Barbados on the global scale

We were proud to see our Prime Minister, the Honourable Mia Mottley, participating in a Debate on the Global Economy, as part of the 2022 IMF Spring Meetings.

The Prime Minister joined the debate remotely, and other panellists were Christine Lagarde,President of the European Central Bank, Sri Mulyani Indrawati Minister of Finance for Indonesia, Jerome H. Powell, Chair of the Board of Governors of the Federal Reserve System in the United States. It was moderated by Sara Eisen, news anchor for CNBC’.

The war in Ukraine was the main topic of conversation and the panellists discussed the repercussions for the rest of the world.

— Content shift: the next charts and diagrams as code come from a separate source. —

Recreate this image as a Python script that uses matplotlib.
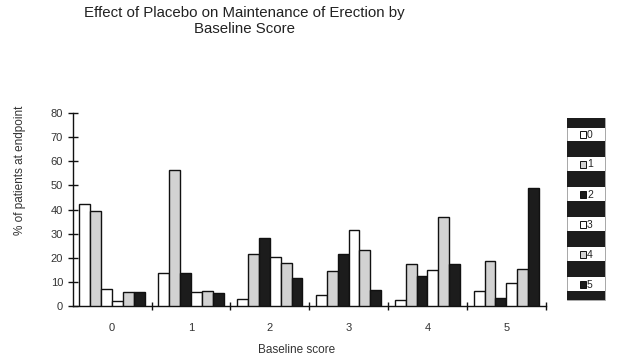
import matplotlib
matplotlib.use("Agg")
import matplotlib.pyplot as plt
from matplotlib.patches import Rectangle
import numpy as np

plt.rcParams['font.family'] = ['Liberation Sans', 'DejaVu Sans']

baseline = ["0", "1", "2", "3", "4", "5"]
endpoint = ["0", "1", "2", "3", "4", "5"]
# % of patients at endpoint score, rows = baseline score, cols = endpoint score
pct = [
    [42.2, 39.4, 6.9, 1.9, 5.9, 5.9],
    [13.6, 56.3, 13.6, 5.9, 6.4, 5.3],
    [2.8, 21.7, 28.1, 20.2, 17.7, 11.8],
    [4.4, 14.7, 21.4, 31.7, 23.1, 6.8],
    [2.4, 17.3, 12.4, 14.9, 36.9, 17.4],
    [6.2, 18.5, 3.3, 9.4, 15.5, 49.0],
]
colors = ["white", "#d2d2d2", "#1c1c1c", "white", "#d2d2d2", "#1c1c1c"]

fig = plt.figure(figsize=(6.24, 3.6), dpi=100)
ax = fig.add_axes([0.1165, 0.15, 0.758, 0.536])

data = np.array(pct)
n = len(endpoint)
w = 0.138
x = np.arange(len(baseline))
for j in range(n):
    bars = ax.bar(x + (j - (n - 1) / 2) * w, data[:, j], width=w, color=colors[j],
                  edgecolor="#111111", linewidth=1.0, zorder=3)
    if j == 2:
        # the original prints this one bar unfilled
        bars[0].set_facecolor("white")

ax.set_xlim(-0.5, 5.5)
ax.set_ylim(0, 80)
ax.set_yticks(range(0, 81, 10))
ax.set_xticks(x)
ax.set_xticklabels(baseline)
ax.set_xticks(np.arange(0.5, 6, 1), minor=True)
ax.tick_params(axis="x", which="major", length=0, labelsize=8, pad=12, colors="#333333")
ax.tick_params(axis="x", which="minor", direction="inout", length=6, width=1, color="#111111")
ax.tick_params(axis="y", direction="inout", length=7, width=1, labelsize=8, color="#111111",
               labelcolor="#333333")
for s in ["top", "right"]:
    ax.spines[s].set_visible(False)
for s in ["left", "bottom"]:
    ax.spines[s].set_linewidth(1.0)
    ax.spines[s].set_color("#111111")

fig.text(20 / 624, 1 - 170 / 360, "% of patients at endpoint", rotation=90,
         ha="center", va="center", fontsize=8.5, color="#333333")
fig.text(297 / 624, 1 - 350 / 360, "Baseline score", ha="center", va="center",
         fontsize=8.5, color="#333333")
fig.text(244 / 624, 1 - 21 / 360, "Effect of Placebo on Maintenance of Erection by\nBaseline Score",
         ha="center", va="center", fontsize=10.8, color="#222222", linespacing=1.1)

# striped legend box
W, H = 624, 360
lx0, lx1 = 566.7, 605.0
fig.patches.append(Rectangle((lx0 / W, 1 - 300 / H), (lx1 - lx0) / W, (300 - 118.3) / H,
                             transform=fig.transFigure, facecolor="white",
                             edgecolor="#999999", linewidth=0.6))
bands = [(118.3, 127.7)] + [(140.7 + 30 * k, 157.3 + 30 * k) for k in range(5)] + [(290.7, 300)]
for t, b in bands:
    fig.patches.append(Rectangle((lx0 / W, 1 - b / H), (lx1 - lx0) / W, (b - t) / H,
                                 transform=fig.transFigure, facecolor="#1c1c1c",
                                 edgecolor="none"))
for j, lab in enumerate(endpoint):
    yc = 134.5 + 30 * j
    fig.patches.append(Rectangle((579.5 / W, 1 - (yc + 3) / H), 6.5 / W, 6.5 / H,
                                 transform=fig.transFigure, facecolor=colors[j],
                                 edgecolor="#111111", linewidth=0.7))
    fig.text(587 / W, 1 - yc / H, lab, ha="left", va="center", fontsize=7.5, color="#222222")

fig.savefig("out.png", dpi=100)
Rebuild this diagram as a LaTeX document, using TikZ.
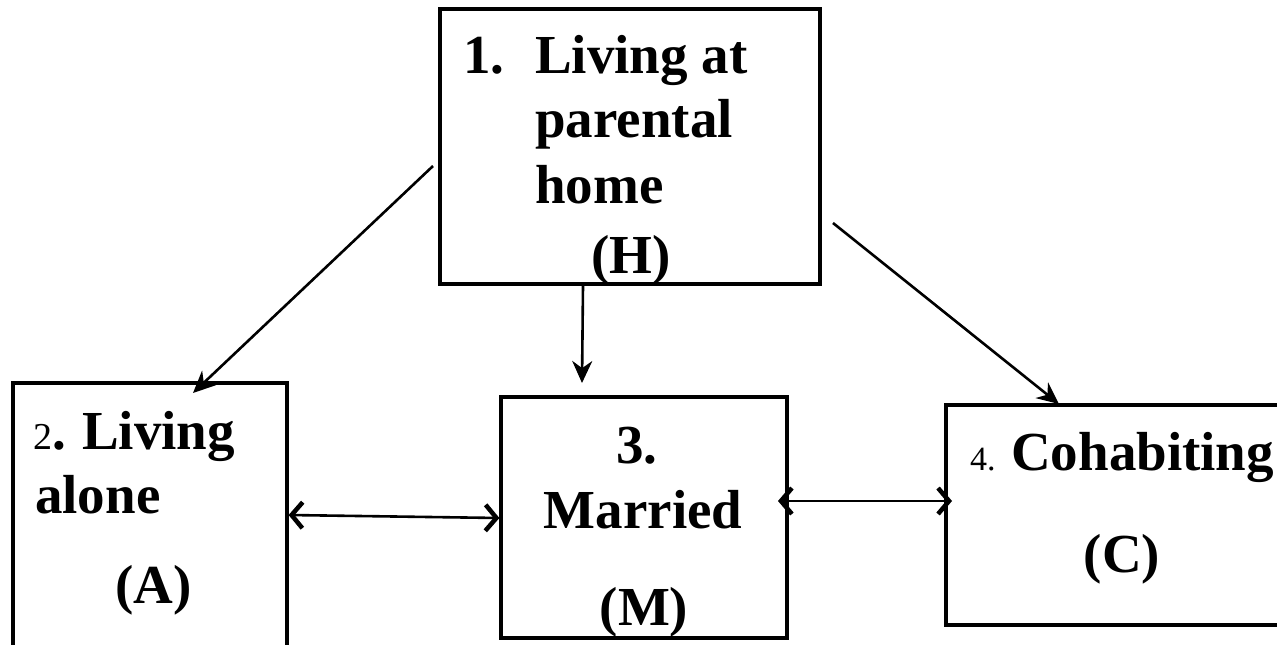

Here's a summary of the discussion (from the IMF):

  • Multiple headwinds. Panelists stressed that the world is grappling with multiple shocks including the war in Ukraine, high inflation, food and energy insecurity, high debt levels, and climate change. Georgieva noted that the IMF’s further possible downward revision of the global growth forecast depends on the war’s duration and the effectiveness of policies to deal with inflation without slowing down economic growth. Lagarde noted that the war has not only led to devastation and a refugee crisis in Europe but has also caused ripple effects globally. With U.S. inflation beyond the Federal Reserve’s 2-percent target, Powell emphasized the need to establish price stability and noted that it is appropriate to move a little more quickly to remove monetary accommodation. Indrawati noted that the U.S. monetary policy tightening and COVID lockdowns in a few Chinese cities will exert a huge impact on many emerging markets and developing countries, adding pressure on their nascent recovery from the pandemic. Noting that its debt vulnerabilities have risen since the onset of the pandemic, Mottley highlighted that Barbados does not have the same fiscal and monetary policy accommodation cushion as the advanced economies.
  • Globalization. Powell noted that it is unclear if the world is witnessing a reversal of globalization, but the pace of globalization is certainly slowing down. Georgieva argued that it is too early to “buy a coffin” for globalization. The world has achieved so much because of the integrated global economy, and it is irresponsible to make the world poorer.
  • International coordination. Panelists concurred that international cooperation at this juncture is more critical than ever. One of the objectives of the IMF and World Bank Spring Meetings, highlighted Georgieva, is to provide a platform for policymakers to deliberate and identify the optimal policy mix to address short-term challenges without jeopardizing long-term sustainable growth. The newly-established Resilience and Sustainability Trust will provide long-term concessional financing for many low- and middle-income countries. Mottley called for non-Paris Club creditors and the private sector to further contribute to resolving countries’ debt vulnerabilities. Indrawati stressed that preserving global cooperation is one of the most important global assets.